Tony Kushner, the script writer of the actual Abraham Lincoln biopic released that same year, has stated that he thought the film was a "godforsaken mess", although this opinion had nothing to do with a historical perspective.
Positive response meanwhile, came from Marc Savlov of the Austin Chronicle, "Abraham Lincoln: Vampire Hunter has heart to spare, and the occasional silvered bayonet to run it through." USA Today reviewer Scott Bowles remarks, "A stylish slasher of a movie, a monster flick that does its vampires right, if not their real-life counterparts," giving the film 2.5 out of 4. Further acclaim came from Joe Williams of St. Louis Post-Dispatch, who calls it, "The best action movie of the summer," and praising the film for presenting "a surprisingly respectful tone toward American values and their most heroic proponent", calling "the battlefield scenes [...] suitably epic" and finally commending leading star Benjamin Walker, "a towering actor who looks like a young Liam Neeson and never stoops to caricature."
Abraham Lincoln: Vampire Hunter grossed $37,519,139 at the domestic box office and $78,952,441 in International Markets.
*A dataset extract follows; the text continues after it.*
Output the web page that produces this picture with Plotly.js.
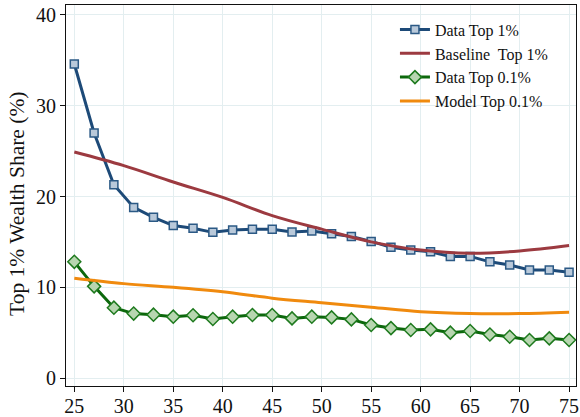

It received a worldwide total of $116,471,580.
Abraham Lincoln: Vampire Hunter was released on DVD and Blu-ray in the United States and Canada on October 23, 2012.
The soundtrack to Abraham Lincoln: Vampire Hunter as composed by Henry Jackman was released digitally on June 12, 2012 and set to be released physically on July 3, 2012. In addition, Linkin Park's song "Powerless", from their 2012 album Living Things premiered in the official trailer to Abraham Lincoln and was the first song to be played over the closing credits, followed by "The Rampant Hunter". However, the song was not featured in the soundtrack, but still the song was released as a single under the name of soundtrack in Japan.